◆ SUPPLIED MATERIAL:

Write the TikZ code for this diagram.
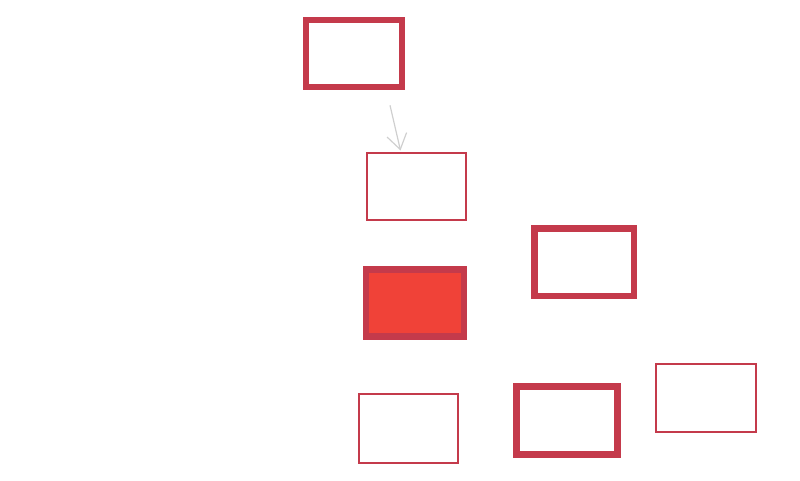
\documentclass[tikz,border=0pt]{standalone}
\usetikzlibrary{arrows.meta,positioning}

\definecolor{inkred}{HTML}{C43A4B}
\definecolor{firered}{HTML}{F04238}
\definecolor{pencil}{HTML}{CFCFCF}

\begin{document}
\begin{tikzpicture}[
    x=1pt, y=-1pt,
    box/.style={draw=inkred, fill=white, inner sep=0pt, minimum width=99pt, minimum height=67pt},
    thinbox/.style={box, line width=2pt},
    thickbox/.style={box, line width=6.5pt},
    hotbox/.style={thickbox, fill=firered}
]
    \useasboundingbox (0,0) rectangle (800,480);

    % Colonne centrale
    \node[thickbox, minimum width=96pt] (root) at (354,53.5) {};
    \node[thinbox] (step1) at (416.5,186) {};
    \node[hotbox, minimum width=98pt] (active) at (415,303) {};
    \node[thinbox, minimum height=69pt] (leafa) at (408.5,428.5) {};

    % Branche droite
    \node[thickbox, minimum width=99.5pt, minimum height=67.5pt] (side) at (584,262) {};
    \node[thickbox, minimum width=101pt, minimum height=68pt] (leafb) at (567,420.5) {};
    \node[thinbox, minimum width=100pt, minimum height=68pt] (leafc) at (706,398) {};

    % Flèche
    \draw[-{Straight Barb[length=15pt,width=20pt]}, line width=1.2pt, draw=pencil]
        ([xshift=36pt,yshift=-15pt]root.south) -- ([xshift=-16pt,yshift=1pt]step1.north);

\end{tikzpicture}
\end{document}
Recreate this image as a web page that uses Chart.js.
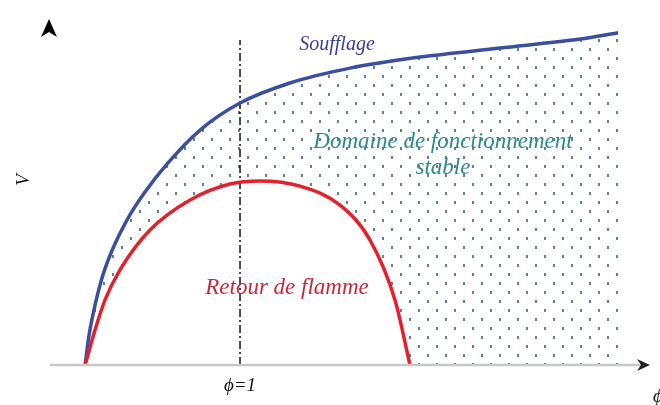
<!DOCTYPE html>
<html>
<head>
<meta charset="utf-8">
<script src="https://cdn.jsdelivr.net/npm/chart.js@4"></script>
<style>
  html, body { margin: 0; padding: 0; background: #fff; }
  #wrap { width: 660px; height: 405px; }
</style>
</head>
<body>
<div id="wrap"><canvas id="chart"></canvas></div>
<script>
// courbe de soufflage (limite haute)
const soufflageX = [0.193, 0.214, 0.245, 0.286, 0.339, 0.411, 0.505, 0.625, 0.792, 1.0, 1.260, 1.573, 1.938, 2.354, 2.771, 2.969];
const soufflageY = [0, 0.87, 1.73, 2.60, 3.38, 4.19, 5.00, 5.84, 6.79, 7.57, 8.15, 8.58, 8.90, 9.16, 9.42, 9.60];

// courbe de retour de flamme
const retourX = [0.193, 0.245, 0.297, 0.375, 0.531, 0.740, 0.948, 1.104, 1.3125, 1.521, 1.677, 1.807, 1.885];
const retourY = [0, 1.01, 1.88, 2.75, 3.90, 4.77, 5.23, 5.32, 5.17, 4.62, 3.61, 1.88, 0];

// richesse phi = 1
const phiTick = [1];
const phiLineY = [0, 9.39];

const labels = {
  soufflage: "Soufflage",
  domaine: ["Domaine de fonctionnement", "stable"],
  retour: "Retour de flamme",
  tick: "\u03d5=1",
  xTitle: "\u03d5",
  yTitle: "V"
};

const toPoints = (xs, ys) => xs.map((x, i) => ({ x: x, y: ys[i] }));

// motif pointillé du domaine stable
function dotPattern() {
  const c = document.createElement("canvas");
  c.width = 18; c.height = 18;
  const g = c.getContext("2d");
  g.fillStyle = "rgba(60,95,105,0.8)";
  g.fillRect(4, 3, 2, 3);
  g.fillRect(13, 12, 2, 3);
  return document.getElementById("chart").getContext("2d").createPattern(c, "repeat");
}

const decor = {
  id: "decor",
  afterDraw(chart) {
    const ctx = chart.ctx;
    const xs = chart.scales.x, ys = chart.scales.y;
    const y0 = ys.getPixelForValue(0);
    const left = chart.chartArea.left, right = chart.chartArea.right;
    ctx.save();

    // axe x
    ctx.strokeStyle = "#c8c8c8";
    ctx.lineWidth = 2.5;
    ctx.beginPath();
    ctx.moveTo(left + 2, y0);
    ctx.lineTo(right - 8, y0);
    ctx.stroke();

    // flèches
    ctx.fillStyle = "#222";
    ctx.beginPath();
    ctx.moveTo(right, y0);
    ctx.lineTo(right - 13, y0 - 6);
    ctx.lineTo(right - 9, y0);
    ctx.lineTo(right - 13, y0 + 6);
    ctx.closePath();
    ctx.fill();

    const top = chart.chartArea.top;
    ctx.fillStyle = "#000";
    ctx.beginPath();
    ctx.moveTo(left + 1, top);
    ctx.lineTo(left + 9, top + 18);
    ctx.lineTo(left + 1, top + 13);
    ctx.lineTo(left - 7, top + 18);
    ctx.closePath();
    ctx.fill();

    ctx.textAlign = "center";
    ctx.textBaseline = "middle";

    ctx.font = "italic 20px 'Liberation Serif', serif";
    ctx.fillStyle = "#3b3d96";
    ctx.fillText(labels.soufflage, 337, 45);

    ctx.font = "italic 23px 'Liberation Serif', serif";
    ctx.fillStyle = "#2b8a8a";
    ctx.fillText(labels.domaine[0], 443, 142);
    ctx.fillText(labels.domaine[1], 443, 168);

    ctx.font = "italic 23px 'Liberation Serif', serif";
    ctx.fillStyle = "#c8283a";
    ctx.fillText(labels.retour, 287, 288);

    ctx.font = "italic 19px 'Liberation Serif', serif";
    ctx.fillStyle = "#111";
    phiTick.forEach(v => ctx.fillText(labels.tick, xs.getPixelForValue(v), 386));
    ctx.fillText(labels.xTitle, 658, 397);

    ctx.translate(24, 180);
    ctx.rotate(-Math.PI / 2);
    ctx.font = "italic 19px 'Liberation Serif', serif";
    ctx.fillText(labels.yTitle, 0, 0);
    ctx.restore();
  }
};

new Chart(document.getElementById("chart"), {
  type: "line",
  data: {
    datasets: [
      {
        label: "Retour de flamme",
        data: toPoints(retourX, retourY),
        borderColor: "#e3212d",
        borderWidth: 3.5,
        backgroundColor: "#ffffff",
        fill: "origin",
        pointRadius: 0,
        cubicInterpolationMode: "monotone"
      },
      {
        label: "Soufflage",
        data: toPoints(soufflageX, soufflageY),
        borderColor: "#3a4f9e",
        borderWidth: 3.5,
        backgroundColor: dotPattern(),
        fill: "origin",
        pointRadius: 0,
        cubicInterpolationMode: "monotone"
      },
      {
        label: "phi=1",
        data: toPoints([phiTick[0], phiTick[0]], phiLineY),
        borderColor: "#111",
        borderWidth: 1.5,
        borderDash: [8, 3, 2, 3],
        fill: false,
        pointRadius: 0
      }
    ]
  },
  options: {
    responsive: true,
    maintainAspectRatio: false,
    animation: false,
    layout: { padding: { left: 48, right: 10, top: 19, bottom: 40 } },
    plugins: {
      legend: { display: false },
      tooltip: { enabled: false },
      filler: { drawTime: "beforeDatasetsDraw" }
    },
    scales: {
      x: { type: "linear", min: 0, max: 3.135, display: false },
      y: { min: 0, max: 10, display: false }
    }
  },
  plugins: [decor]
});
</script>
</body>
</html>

* * *

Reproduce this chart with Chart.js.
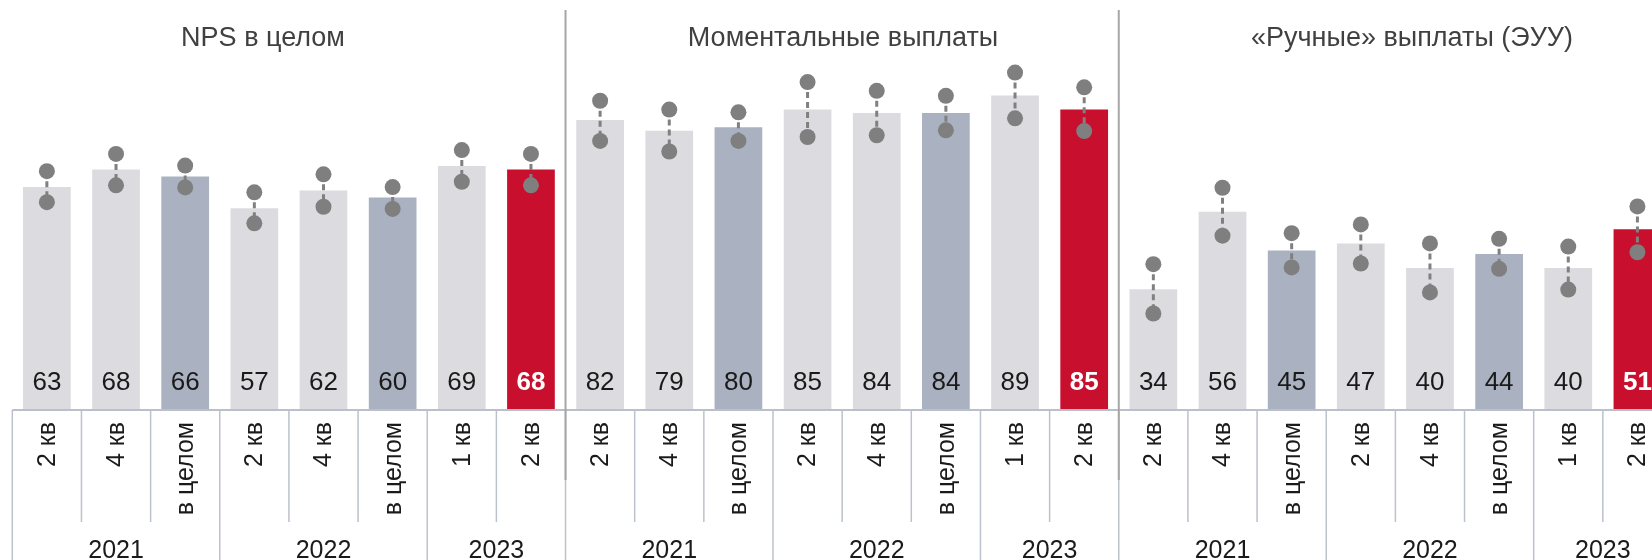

◆ WHAT THE TASK REQUIRES: Look above and copy only the lines from the one holding "Recreate this image" to the one holding "ctx.save();", both included, exactly, minus the pictures.

◆ CORRECT OUTPUT:
Recreate this image as a web page that uses Chart.js.
<!DOCTYPE html>
<html>
<head>
<meta charset="utf-8">
<script src="https://cdn.jsdelivr.net/npm/chart.js@4"></script>
<style>
  html, body { margin: 0; padding: 0; background: #fff; }
  #wrap { width: 660px; height: 405px; }
</style>
</head>
<body>
<div id="wrap"><canvas id="chart"></canvas></div>
<script>
// courbe de soufflage (limite haute)
const soufflageX = [0.193, 0.214, 0.245, 0.286, 0.339, 0.411, 0.505, 0.625, 0.792, 1.0, 1.260, 1.573, 1.938, 2.354, 2.771, 2.969];
const soufflageY = [0, 0.87, 1.73, 2.60, 3.38, 4.19, 5.00, 5.84, 6.79, 7.57, 8.15, 8.58, 8.90, 9.16, 9.42, 9.60];

// courbe de retour de flamme
const retourX = [0.193, 0.245, 0.297, 0.375, 0.531, 0.740, 0.948, 1.104, 1.3125, 1.521, 1.677, 1.807, 1.885];
const retourY = [0, 1.01, 1.88, 2.75, 3.90, 4.77, 5.23, 5.32, 5.17, 4.62, 3.61, 1.88, 0];

// richesse phi = 1
const phiTick = [1];
const phiLineY = [0, 9.39];

const labels = {
  soufflage: "Soufflage",
  domaine: ["Domaine de fonctionnement", "stable"],
  retour: "Retour de flamme",
  tick: "\u03d5=1",
  xTitle: "\u03d5",
  yTitle: "V"
};

const toPoints = (xs, ys) => xs.map((x, i) => ({ x: x, y: ys[i] }));

// motif pointillé du domaine stable
function dotPattern() {
  const c = document.createElement("canvas");
  c.width = 18; c.height = 18;
  const g = c.getContext("2d");
  g.fillStyle = "rgba(60,95,105,0.8)";
  g.fillRect(4, 3, 2, 3);
  g.fillRect(13, 12, 2, 3);
  return document.getElementById("chart").getContext("2d").createPattern(c, "repeat");
}

const decor = {
  id: "decor",
  afterDraw(chart) {
    const ctx = chart.ctx;
    const xs = chart.scales.x, ys = chart.scales.y;
    const y0 = ys.getPixelForValue(0);
    const left = chart.chartArea.left, right = chart.chartArea.right;
    ctx.save();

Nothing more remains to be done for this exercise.